Although this may sound like Lolita retold by the nymphet herself, it is crucial to Drakulic's narrative that the man - never named, never physically described - is in some profound way irrelevant. He exists purely as a metaphor, a catalyst for the emotional dynamics that are already in play between mother and daughter. As the narrator says, 'To learn to know her I had to become her. It was the only way of breaking through her silence.'

In broaching the subject of mothers, daughters and their sexuality, Drakulic is brave and, to a degree, successful. Whether or not they find the portrait palatable, all women will recognise some element of themselves or of their mothers in this novel; and men can, in reading Marble Skin, partake of a realm which is (obviously to varying degrees) familiar to but unspoken by the women around them.
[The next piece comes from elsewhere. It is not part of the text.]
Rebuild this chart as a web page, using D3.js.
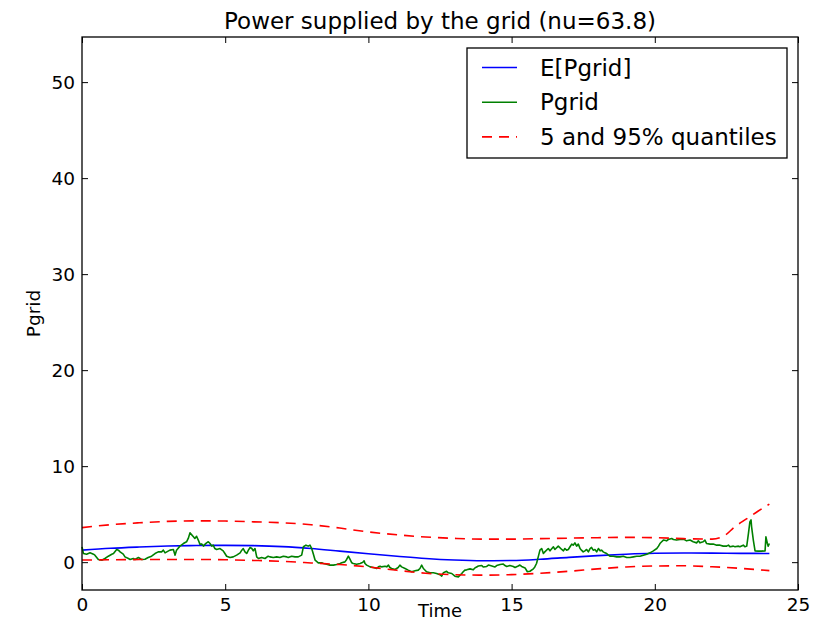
<!DOCTYPE html>
<html>
<head>
<meta charset="utf-8">
<script src="https://cdn.jsdelivr.net/npm/d3@7"></script>
<style>
  body { margin: 0; background: #fff; }
  text { font-family: "DejaVu Sans", sans-serif; }
</style>
</head>
<body>
<div class="gridchart"></div>
<script>
// expected value of the grid power [time, value]
const meanPgrid = [
  [0, 1.25], [1, 1.45], [2, 1.58], [3, 1.68], [4, 1.73], [5, 1.75], [6, 1.72],
  [7, 1.62], [8, 1.42], [9, 1.15], [10, 0.88], [11, 0.62], [12, 0.38], [13, 0.22],
  [14, 0.15], [15, 0.17], [16, 0.3], [17, 0.5], [18, 0.68], [19, 0.83], [20, 0.93],
  [21, 0.96], [22, 0.94], [23, 0.92], [24, 0.9]
];

// 95% quantile
const upperQuantile = [
  [0, 3.6], [1, 3.9], [2, 4.1], [3, 4.25], [4, 4.3], [5, 4.28], [6, 4.2], [7, 4.1],
  [8, 3.9], [9, 3.55], [10, 3.15], [11, 2.85], [12, 2.62], [13, 2.48], [14, 2.4],
  [15, 2.4], [16, 2.45], [17, 2.5], [18, 2.55], [19, 2.58], [20, 2.55], [21, 2.45],
  [22, 2.4], [22.4, 2.7], [22.8, 3.7], [23.2, 4.5], [23.6, 5.3], [24, 6.05]
];

// 5% quantile
const lowerQuantile = [
  [0, 0.22], [1, 0.25], [2, 0.27], [3, 0.28], [4, 0.28], [5, 0.25], [6, 0.18],
  [7, 0.08], [8, -0.08], [9, -0.25], [10, -0.5], [11, -0.85], [12, -1.15], [13, -1.3],
  [14, -1.35], [15, -1.3], [16, -1.15], [17, -0.95], [18, -0.7], [19, -0.5], [20, -0.4],
  [21, -0.38], [22, -0.48], [23, -0.65], [24, -0.88]
];

// one realisation of Pgrid
const pgrid = [
  [0, 1.6], [0.05, 0.9], [0.16, 0.83], [0.28, 0.97], [0.4, 0.83], [0.45, 0.73], [0.57, 0.28],
  [0.69, 0.2], [0.8, 0.38], [0.92, 0.62], [1.04, 0.83], [1.1, 0.9], [1.21, 1.32], [1.27, 1.25],
  [1.33, 1.07], [1.44, 0.83], [1.5, 0.55], [1.62, 0.38], [1.68, 0.28], [1.79, 0.38], [1.85, 0.28],
  [1.97, 0.48], [2.08, 0.28], [2.2, 0.31], [2.31, 0.48], [2.43, 0.62], [2.55, 0.9], [2.66, 1.07],
  [2.78, 1.07], [2.84, 1.25], [2.9, 0.97], [2.96, 1.07], [3.07, 1.25], [3.19, 1.32], [3.25, 0.73],
  [3.3, 1.25], [3.42, 1.67], [3.54, 1.94], [3.65, 2.12], [3.71, 2.47], [3.77, 3.05], [3.89, 2.64],
  [3.94, 2.47], [4.0, 2.7], [4.06, 2.3], [4.12, 1.85], [4.18, 1.9], [4.24, 1.67], [4.3, 1.88],
  [4.35, 2.01], [4.41, 2.12], [4.47, 1.94], [4.53, 1.67], [4.58, 1.77], [4.64, 1.42], [4.7, 1.32],
  [4.82, 1.42], [4.93, 1.18], [4.99, 0.9], [5.05, 0.62], [5.17, 0.48], [5.28, 0.55], [5.4, 0.73],
  [5.52, 0.97], [5.58, 1.25], [5.63, 1.42], [5.69, 1.07], [5.75, 0.9], [5.81, 1.25], [5.87, 1.53],
  [5.93, 1.42], [5.98, 1.18], [6.04, 1.42], [6.1, 0.55], [6.16, 0.38], [6.27, 0.48], [6.39, 0.38],
  [6.5, 0.62], [6.56, 0.55], [6.68, 0.48], [6.8, 0.55], [6.91, 0.48], [7.03, 0.62], [7.15, 0.55],
  [7.2, 0.48], [7.32, 0.62], [7.44, 0.55], [7.55, 0.55], [7.67, 0.73], [7.73, 1.6], [7.82, 1.77],
  [7.9, 1.67], [7.96, 1.77], [8.02, 1.42], [8.08, 0.83], [8.14, 0.2], [8.25, -0.07], [8.37, -0.07],
  [8.43, -0.14], [8.54, -0.21], [8.66, -0.31], [8.78, -0.31], [8.89, -0.24], [9.01, -0.14],
  [9.07, -0.07], [9.18, 0.03], [9.24, 0.28], [9.3, 0.62], [9.36, 0.28], [9.42, -0.07], [9.47, -0.14],
  [9.59, -0.21], [9.71, -0.14], [9.77, -0.07], [9.82, 0.03], [9.85, 0.14], [9.88, -0.14],
  [9.94, -0.31], [10.06, -0.49], [10.17, -0.56], [10.29, -0.66], [10.35, -0.49], [10.41, -0.42],
  [10.46, -0.49], [10.58, -0.42], [10.64, -0.49], [10.7, -0.31], [10.75, -0.56], [10.81, -0.66],
  [10.93, -0.76], [11.04, -0.56], [11.1, -0.31], [11.16, -0.49], [11.28, -0.66], [11.39, -0.83],
  [11.51, -1.0], [11.63, -0.9], [11.74, -0.83], [11.8, -0.66], [11.86, -0.31], [11.92, -0.66],
  [12.03, -1.0], [12.15, -1.11], [12.27, -1.11], [12.38, -1.18], [12.5, -1.3], [12.56, -1.45],
  [12.62, -1.1], [12.73, -0.95], [12.79, -1.11], [12.91, -1.18], [13.02, -1.46], [13.14, -1.53],
  [13.2, -1.35], [13.26, -1.18], [13.31, -1.0], [13.37, -0.83], [13.43, -0.8], [13.55, -0.7],
  [13.66, -0.8], [13.72, -0.6], [13.78, -0.5], [13.84, -0.4], [13.96, -0.35], [14.01, -0.5],
  [14.13, -0.45], [14.19, -0.3], [14.31, -0.4], [14.42, -0.5], [14.48, -0.35], [14.6, -0.25],
  [14.71, -0.2], [14.77, -0.35], [14.83, -0.45], [14.94, -0.35], [15.06, -0.45], [15.12, -0.55],
  [15.23, -0.4], [15.29, -0.3], [15.35, -0.45], [15.47, -0.6], [15.55, -1.0], [15.64, -0.95],
  [15.76, -0.7], [15.81, -0.5], [15.87, -0.14], [15.93, 0.55], [15.99, 1.25], [16.05, 1.42],
  [16.11, 0.9], [16.16, 1.07], [16.28, 1.42], [16.34, 1.18], [16.46, 1.6], [16.51, 1.32],
  [16.63, 1.67], [16.75, 1.32], [16.81, 1.18], [16.86, 1.42], [16.92, 1.25], [16.98, 1.32],
  [17.04, 1.6], [17.1, 1.88], [17.15, 1.77], [17.21, 2.01], [17.27, 1.67], [17.33, 1.88],
  [17.39, 1.42], [17.44, 1.25], [17.5, 1.07], [17.56, 1.18], [17.62, 1.32], [17.68, 1.07],
  [17.74, 1.42], [17.79, 1.53], [17.85, 1.25], [17.91, 1.32], [17.97, 1.07], [18.03, 1.42],
  [18.09, 1.18], [18.14, 1.25], [18.2, 1.07], [18.26, 0.97], [18.32, 0.9], [18.38, 0.73],
  [18.44, 0.62], [18.55, 0.62], [18.67, 0.55], [18.78, 0.55], [18.9, 0.62], [19.02, 0.48],
  [19.13, 0.48], [19.25, 0.55], [19.37, 0.62], [19.48, 0.62], [19.6, 0.73], [19.72, 0.83],
  [19.83, 0.97], [19.95, 1.18], [20.07, 1.42], [20.13, 1.67], [20.18, 1.94], [20.24, 2.12],
  [20.3, 2.3], [20.41, 2.22], [20.47, 2.36], [20.59, 2.47], [20.65, 2.36], [20.76, 2.3],
  [20.88, 2.36], [21.0, 2.4], [21.11, 2.22], [21.23, 2.3], [21.34, 2.12], [21.46, 2.01],
  [21.52, 2.22], [21.58, 2.01], [21.69, 2.12], [21.75, 2.3], [21.81, 1.94], [21.93, 1.88],
  [22.04, 1.88], [22.16, 1.77], [22.28, 1.77], [22.39, 1.67], [22.51, 1.67], [22.57, 1.77],
  [22.63, 1.6], [22.74, 1.67], [22.8, 1.6], [22.92, 1.67], [22.97, 1.6], [23.09, 1.77],
  [23.15, 1.6], [23.21, 1.67], [23.27, 2.99], [23.32, 4.2], [23.36, 4.4], [23.38, 3.68],
  [23.44, 2.3], [23.5, 1.18], [23.61, 1.15], [23.73, 1.15], [23.85, 1.18], [23.88, 2.64],
  [23.93, 1.94], [23.96, 1.67], [24.0, 1.94]
];

const xTicks = [0, 5, 10, 15, 20, 25];
const yTicks = [0, 10, 20, 30, 40, 50];

const legendItems = [
  { label: "E[Pgrid]", color: "#0000ff", dash: null },
  { label: "Pgrid", color: "#008000", dash: null },
  { label: "5 and 95% quantiles", color: "#ff0000", dash: "10,7" }
];

const width = 817;
const height = 622;
const margin = { top: 37, right: 19, bottom: 32, left: 82 };

const svg = d3
  .select(".gridchart")
  .append("svg")
  .attr("width", width)
  .attr("height", height);

const x = d3.scaleLinear().domain([0, 25]).range([margin.left, width - margin.right]);
const y = d3.scaleLinear().domain([-2.9, 54.7]).range([height - margin.bottom, margin.top]);

const line = d3
  .line()
  .x((d) => x(d[0]))
  .y((d) => y(d[1]));

const smooth = d3
  .line()
  .curve(d3.curveMonotoneX)
  .x((d) => x(d[0]))
  .y((d) => y(d[1]));

// data lines
svg.append("path").attr("d", smooth(meanPgrid))
  .attr("fill", "none").attr("stroke", "#0000ff").attr("stroke-width", 1.6);

svg.append("path").attr("d", line(pgrid))
  .attr("fill", "none").attr("stroke", "#008000").attr("stroke-width", 1.6)
  .attr("stroke-linejoin", "round");

[upperQuantile, lowerQuantile].forEach((q) => {
  svg.append("path").attr("d", smooth(q))
    .attr("fill", "none").attr("stroke", "#ff0000").attr("stroke-width", 1.6)
    .attr("stroke-dasharray", "10,7");
});

// axes, ticks pointing inward
const tickLen = 6;
const styleAxis = (g) => {
  g.select(".domain").remove();
  g.selectAll(".tick line").attr("stroke", "#000").attr("stroke-width", 1);
  g.selectAll(".tick text").attr("fill", "#000").style("font-size", "18.5px");
};

svg.append("g")
  .attr("transform", `translate(0, ${height - margin.bottom})`)
  .call(d3.axisBottom(x).tickValues(xTicks).tickSize(-tickLen).tickPadding(8))
  .call(styleAxis);

svg.append("g")
  .attr("transform", `translate(0, ${margin.top})`)
  .call(d3.axisTop(x).tickValues(xTicks).tickSize(-tickLen).tickFormat(""))
  .call(styleAxis);

svg.append("g")
  .attr("transform", `translate(${margin.left}, 0)`)
  .call(d3.axisLeft(y).tickValues(yTicks).tickSize(-tickLen).tickPadding(7))
  .call(styleAxis);

svg.append("g")
  .attr("transform", `translate(${width - margin.right}, 0)`)
  .call(d3.axisRight(y).tickValues(yTicks).tickSize(-tickLen).tickFormat(""))
  .call(styleAxis);

// frame
svg.append("rect")
  .attr("x", margin.left)
  .attr("y", margin.top)
  .attr("width", width - margin.left - margin.right)
  .attr("height", height - margin.top - margin.bottom)
  .attr("fill", "none")
  .attr("stroke", "#000")
  .attr("stroke-width", 1.3);

// title and labels
svg.append("text")
  .attr("x", (margin.left + width - margin.right) / 2)
  .attr("y", 29)
  .attr("text-anchor", "middle")
  .style("font-size", "23px")
  .text("Power supplied by the grid (nu=63.8)");

svg.append("text")
  .attr("x", (margin.left + width - margin.right) / 2)
  .attr("y", 617)
  .attr("text-anchor", "middle")
  .style("font-size", "18px")
  .text("Time");

svg.append("text")
  .attr("transform", `translate(40, ${(margin.top + height - margin.bottom) / 2}) rotate(-90)`)
  .attr("text-anchor", "middle")
  .style("font-size", "18.5px")
  .text("Pgrid");

// legend
const legend = svg.append("g").attr("transform", "translate(467, 48)");

legend.append("rect")
  .attr("width", 320)
  .attr("height", 110)
  .attr("fill", "#fff")
  .attr("stroke", "#000")
  .attr("stroke-width", 1.3);

const row = legend
  .selectAll("g.row")
  .data(legendItems)
  .enter()
  .append("g")
  .attr("class", "row")
  .attr("transform", (d, i) => `translate(0, ${19.5 + i * 34.7})`);

row.append("line")
  .attr("x1", 15).attr("x2", 50)
  .attr("stroke", (d) => d.color)
  .attr("stroke-width", 1.6)
  .attr("stroke-dasharray", (d) => d.dash);

row.append("text")
  .attr("x", 73)
  .attr("dy", "0.36em")
  .style("font-size", "23px")
  .text((d) => d.label);
</script>
</body>
</html>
But the novel is hardly without flaws. Drakulic occasionally passes well beyond authenticity and into ridiculousness; as when the narrator enters her mother's bathroom: 'The surface (of the tiles) is still wet, pink and viscous like the damp membrane of the uterus. The watery blood oozing from it makes me nauseous. Place of hate. Place of love.' Moreover, in tackling mother-daughter ties, Drakulic struggles against cliche (all women turn into their mothers, for example), a fact which perhaps explains her reliance on the consistent detachment of the novel's Duras-like prose. But she appears at times to forget the risks and lapses into mundanities that cannot in be rendered symbolic. Recalling her mother's comments on her first period, the narrator says: 'In an undecided, flat voice, a shadowy voice inhabited, I felt, by some ghost, she murmured that it happened to women every month and that I would recognise the start by the pain in my abdomen.' Painful as it is to read, this passage recalls the teen novels of Judy Blume; but only sentences later, Drakulic writes what could be lines from the most indulgent 1970s feminist poetry collective: 'Blood, secret. / Blood, a blow of the fist.'

The delight of Drakulic's first novel was that it courageously brought new perspective to the universal theme of illness; the drawback of her essays was that they did not, despite their reassuring grounding in reality, do more than confirm Western preconceptions of Eastern Europe. Insofar as it is possible, Marble Skin represents an amalgam of these qualities and these faults: at times the novel offers what is strongest about feminism (dazzling insight into a familiar theme), while at others, it serves only to reinforce feminism's worst and most trite indulgences.